相手を信用させる前例なき手口 コインチェック攻撃で明らかに

NHK News Web 5月12日 19時22分

前例のないサイバー攻撃の手口が明らかになりました。ことし1月、大手交換会社から巨額の仮想通貨が流出した事件で、犯人は半年余り前からこの会社の複数の社員と偽名で交流を重ね、信用させたうえでウイルスを仕込んだメールを送りつけていたことが関係者への取材でわかりました。

ことし1月、大手交換会社「コインチェック」から「NEM」と呼ばれる仮想通貨580億円相当が流出した事件をめぐっては、ウイルスが仕込まれた英文のメールを社員が開いたことでパソコンが感染し、ここを足がかりに不正アクセスを受けたことがわかっています。

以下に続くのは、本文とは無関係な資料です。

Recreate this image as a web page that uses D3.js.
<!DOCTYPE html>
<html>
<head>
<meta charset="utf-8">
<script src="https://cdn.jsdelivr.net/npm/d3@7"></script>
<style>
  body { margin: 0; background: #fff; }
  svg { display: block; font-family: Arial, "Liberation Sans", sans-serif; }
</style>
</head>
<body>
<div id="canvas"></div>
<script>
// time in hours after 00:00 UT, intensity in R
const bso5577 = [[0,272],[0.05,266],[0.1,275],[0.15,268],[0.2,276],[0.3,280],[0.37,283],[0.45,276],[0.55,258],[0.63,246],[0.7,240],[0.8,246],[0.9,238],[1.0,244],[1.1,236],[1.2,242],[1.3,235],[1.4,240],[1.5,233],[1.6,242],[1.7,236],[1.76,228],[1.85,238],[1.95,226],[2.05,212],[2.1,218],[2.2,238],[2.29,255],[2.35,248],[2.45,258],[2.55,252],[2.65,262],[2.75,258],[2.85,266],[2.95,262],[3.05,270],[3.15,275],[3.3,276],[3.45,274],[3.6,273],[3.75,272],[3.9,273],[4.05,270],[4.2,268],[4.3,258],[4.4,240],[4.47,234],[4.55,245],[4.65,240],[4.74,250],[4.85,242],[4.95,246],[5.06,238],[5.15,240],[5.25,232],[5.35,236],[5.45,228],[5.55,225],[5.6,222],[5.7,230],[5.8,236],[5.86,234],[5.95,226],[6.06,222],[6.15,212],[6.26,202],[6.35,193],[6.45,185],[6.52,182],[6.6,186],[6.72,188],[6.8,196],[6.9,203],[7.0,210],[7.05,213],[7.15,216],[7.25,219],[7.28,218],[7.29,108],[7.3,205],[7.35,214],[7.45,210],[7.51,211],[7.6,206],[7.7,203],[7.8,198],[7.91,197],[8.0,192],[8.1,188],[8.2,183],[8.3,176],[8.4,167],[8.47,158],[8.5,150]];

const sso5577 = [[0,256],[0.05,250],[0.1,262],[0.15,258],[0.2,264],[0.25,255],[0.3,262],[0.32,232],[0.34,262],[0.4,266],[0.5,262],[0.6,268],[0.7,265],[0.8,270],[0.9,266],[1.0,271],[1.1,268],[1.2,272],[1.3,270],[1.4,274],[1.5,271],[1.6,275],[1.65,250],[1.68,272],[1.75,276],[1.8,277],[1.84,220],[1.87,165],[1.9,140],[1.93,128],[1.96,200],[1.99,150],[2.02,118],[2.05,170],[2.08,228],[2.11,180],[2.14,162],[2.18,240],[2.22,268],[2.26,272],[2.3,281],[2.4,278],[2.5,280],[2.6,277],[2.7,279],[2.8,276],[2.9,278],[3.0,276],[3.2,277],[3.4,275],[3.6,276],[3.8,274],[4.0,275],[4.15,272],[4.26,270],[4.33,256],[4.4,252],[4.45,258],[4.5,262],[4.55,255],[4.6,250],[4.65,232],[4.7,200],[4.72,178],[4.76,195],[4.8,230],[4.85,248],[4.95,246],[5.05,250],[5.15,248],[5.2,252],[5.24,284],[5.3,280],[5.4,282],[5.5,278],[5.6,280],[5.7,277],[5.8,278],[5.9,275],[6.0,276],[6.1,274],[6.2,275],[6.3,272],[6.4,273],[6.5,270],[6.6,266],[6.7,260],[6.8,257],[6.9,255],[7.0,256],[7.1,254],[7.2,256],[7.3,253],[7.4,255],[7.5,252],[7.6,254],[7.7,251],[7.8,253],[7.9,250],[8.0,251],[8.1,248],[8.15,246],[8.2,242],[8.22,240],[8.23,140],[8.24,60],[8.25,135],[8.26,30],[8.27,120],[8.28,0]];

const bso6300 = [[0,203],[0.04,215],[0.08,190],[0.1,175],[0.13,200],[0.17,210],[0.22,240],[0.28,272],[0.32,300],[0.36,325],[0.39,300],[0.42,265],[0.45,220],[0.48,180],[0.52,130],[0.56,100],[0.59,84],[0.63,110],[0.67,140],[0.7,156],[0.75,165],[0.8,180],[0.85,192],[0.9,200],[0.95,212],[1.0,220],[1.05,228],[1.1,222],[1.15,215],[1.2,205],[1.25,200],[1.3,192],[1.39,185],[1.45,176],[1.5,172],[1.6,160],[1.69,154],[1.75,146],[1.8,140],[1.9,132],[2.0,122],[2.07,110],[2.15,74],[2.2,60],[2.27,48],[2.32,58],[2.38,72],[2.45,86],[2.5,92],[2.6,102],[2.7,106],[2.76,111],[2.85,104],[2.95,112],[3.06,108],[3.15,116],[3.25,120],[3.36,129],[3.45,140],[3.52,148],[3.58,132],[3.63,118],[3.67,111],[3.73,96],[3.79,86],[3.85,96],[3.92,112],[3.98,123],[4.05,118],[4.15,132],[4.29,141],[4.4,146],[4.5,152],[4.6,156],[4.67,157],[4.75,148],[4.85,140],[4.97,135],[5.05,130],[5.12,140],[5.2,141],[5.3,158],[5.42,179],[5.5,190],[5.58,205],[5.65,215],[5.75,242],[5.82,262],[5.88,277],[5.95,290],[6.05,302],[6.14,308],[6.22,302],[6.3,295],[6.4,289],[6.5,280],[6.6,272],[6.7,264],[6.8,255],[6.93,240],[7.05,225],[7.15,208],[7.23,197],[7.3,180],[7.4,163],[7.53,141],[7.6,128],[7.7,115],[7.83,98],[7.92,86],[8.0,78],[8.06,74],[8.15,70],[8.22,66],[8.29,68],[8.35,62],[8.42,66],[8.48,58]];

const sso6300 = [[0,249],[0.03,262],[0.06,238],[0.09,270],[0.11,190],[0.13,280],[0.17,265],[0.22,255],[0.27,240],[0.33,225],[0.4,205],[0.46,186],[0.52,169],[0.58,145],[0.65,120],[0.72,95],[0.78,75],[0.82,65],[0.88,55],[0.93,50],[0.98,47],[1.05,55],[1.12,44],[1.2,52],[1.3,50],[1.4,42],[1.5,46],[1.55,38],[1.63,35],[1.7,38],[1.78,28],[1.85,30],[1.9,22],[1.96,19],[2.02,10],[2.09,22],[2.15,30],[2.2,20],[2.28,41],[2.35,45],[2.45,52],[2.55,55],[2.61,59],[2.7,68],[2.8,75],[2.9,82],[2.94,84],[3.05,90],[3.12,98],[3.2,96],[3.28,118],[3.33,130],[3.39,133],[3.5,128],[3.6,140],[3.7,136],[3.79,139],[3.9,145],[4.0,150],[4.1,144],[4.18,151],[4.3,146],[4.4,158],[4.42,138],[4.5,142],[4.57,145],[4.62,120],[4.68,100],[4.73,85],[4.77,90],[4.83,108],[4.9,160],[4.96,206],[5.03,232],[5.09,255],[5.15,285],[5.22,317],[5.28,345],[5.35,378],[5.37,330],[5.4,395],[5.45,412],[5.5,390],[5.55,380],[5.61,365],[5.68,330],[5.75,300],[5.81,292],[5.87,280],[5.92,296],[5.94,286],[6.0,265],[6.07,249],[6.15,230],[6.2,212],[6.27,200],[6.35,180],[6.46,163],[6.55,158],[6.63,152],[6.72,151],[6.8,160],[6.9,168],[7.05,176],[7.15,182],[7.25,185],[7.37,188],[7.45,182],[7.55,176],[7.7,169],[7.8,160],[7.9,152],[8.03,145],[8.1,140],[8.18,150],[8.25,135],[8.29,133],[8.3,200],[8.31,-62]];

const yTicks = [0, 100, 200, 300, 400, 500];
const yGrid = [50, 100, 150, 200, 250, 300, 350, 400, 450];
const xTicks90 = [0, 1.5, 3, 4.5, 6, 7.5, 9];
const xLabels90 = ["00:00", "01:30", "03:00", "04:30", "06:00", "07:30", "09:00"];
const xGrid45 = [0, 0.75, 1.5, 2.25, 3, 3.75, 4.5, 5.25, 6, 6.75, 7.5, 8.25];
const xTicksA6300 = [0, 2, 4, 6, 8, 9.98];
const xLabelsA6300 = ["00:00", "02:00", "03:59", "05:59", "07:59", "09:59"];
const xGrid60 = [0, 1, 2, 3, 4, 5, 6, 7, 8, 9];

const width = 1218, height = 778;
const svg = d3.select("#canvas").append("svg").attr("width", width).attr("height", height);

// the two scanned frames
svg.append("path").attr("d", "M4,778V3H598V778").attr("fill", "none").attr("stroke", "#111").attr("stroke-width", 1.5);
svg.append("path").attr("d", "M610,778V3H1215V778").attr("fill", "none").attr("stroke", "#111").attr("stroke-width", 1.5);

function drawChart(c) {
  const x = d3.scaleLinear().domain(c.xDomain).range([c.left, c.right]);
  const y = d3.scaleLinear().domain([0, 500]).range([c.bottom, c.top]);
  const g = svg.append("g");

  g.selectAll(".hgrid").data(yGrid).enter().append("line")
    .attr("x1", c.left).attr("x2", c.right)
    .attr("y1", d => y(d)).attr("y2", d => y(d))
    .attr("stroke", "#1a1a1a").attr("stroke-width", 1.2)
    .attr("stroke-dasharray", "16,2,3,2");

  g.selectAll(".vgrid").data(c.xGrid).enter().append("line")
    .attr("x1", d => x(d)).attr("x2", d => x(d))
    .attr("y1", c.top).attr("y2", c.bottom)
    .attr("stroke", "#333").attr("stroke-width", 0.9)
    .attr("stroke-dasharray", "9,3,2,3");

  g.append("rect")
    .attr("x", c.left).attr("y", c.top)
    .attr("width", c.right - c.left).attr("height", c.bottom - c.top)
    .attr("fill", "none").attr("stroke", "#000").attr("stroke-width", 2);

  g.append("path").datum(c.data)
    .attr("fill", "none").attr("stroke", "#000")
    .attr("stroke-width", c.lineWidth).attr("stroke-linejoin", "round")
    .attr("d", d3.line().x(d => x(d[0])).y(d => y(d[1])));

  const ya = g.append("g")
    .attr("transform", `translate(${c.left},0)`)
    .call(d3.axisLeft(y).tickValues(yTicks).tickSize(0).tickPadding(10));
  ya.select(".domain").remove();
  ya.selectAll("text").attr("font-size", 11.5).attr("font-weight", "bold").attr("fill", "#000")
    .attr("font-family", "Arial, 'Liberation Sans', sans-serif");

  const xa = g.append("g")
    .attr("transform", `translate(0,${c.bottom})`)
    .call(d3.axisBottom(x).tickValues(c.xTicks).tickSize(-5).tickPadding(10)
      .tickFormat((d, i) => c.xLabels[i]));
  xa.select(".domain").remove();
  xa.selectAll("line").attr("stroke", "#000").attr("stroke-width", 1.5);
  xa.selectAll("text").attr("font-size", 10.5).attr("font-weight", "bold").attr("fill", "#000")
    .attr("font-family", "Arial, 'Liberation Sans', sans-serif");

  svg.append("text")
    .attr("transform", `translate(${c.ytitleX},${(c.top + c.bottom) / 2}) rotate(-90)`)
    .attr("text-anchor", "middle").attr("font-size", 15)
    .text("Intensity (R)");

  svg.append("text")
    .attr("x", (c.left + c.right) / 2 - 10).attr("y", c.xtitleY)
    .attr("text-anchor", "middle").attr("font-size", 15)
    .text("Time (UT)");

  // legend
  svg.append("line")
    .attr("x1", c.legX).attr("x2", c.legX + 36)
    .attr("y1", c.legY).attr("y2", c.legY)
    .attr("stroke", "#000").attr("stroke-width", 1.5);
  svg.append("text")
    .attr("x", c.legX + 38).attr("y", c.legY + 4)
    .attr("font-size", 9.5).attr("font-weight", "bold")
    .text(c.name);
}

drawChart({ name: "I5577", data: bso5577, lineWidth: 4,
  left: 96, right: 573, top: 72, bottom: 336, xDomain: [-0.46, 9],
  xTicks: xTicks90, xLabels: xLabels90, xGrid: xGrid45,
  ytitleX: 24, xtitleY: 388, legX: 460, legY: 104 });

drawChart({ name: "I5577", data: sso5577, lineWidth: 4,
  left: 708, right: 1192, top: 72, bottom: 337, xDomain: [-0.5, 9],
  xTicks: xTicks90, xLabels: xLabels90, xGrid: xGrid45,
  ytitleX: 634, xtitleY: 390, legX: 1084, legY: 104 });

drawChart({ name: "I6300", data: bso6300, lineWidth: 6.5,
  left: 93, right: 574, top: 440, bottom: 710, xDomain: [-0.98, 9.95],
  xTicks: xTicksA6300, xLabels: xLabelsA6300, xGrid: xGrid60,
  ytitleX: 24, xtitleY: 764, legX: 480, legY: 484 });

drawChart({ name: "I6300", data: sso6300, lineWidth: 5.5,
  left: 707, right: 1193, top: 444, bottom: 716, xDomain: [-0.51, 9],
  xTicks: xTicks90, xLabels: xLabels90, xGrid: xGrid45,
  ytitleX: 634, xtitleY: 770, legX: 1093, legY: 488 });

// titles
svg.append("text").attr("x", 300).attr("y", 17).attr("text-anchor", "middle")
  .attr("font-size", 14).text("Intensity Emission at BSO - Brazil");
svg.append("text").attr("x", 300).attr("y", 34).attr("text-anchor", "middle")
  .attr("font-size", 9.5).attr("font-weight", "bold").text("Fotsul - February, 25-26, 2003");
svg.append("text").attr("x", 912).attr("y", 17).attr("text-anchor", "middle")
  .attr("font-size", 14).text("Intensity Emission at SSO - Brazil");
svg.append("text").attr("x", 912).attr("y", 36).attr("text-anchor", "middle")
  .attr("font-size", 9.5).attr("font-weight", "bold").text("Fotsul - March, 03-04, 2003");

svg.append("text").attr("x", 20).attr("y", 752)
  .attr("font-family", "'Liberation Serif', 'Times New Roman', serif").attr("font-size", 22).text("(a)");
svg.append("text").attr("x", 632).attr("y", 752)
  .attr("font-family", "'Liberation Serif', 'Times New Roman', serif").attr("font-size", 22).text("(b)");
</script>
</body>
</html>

コインチェックの通信記録や社員のメールなどを分析した結果、犯人は事件の半年余り前からSNSなどを通じてシステムの管理権限を持つコインチェックの技術者を複数割り出し、それぞれに対してネットを通じて偽名で交流を重ねていたことが関係者への取材でわかりました。

この間、不審な行動は一切行わず時間をかけて信用させたうえでウイルスを仕込んだメールを送った結果、これらの技術者も疑うことなくメールを開いてしまったということです。

ウイルス感染後、海外との不審な通信が急速に増えていることから、犯人は管理権限を奪って外部からシステムの内容を調べ、インターネットにつながった状態で巨額が保管されていたNEMを盗み出したとみられています。

時間をかけて信用させ巨額の金を盗み出すというサイバー攻撃は国内では前例がないということで、専門家は「周到に行われた新たな標的型攻撃だ」と警鐘を鳴らしています。

一方、コインチェックは「サービスの再開や金融庁への登録へ向けた業務を優先しており、セキュリティー関連の取材は応じられない」としています。
専門家「国内では初めて」
人の心の隙を突いてサイバー攻撃を仕掛ける手口は「ソーシャルエンジニアリング攻撃」と呼ばれ、世界では被害が相次いでいます。

アメリカのセキュリティー会社、セキュアワークスの報告では、おととし、イラン政府の支援を受けたとみられるハッカー集団がイギリスの架空の女性写真家をかたって石油会社や通信会社などの社員とSNSで接触し、1か月以上やり取りを続けたうえでウイルス付きのファイルを開かせる攻撃を行ったとされています。

サイバー攻撃に詳しい国立情報学研究所の高倉弘喜教授によりますと、こうした手口は欧米や韓国でも確認されていますが、これまで日本では被害は確認されていませんでした。

高倉教授は、「長期間のやり取りを経て巨額の金を奪ったサイバー攻撃は国内では初めてと見られる」と指摘しています。

そのうえで、東京オリンピックなどに向けて日本がサイバー攻撃の標的となる危険が高まり、金だけでなく機密情報も狙われるおそれがあるとして、攻撃を受けることを前提に外部との通信の異変を常に監視するなどの対策が必要だとしています。

高倉教授は、「犯人にとっては億単位の金が得られると思えば半年かけても惜しくない。日本の社会のITへの依存がより高まり、オンラインでの決済や契約が進む中、今回のような手口は今後増えるものと見られ、完全に防ぐことは難しいためいかに被害に早く気づき、抑えるかが重要だ」と警鐘を鳴らしています。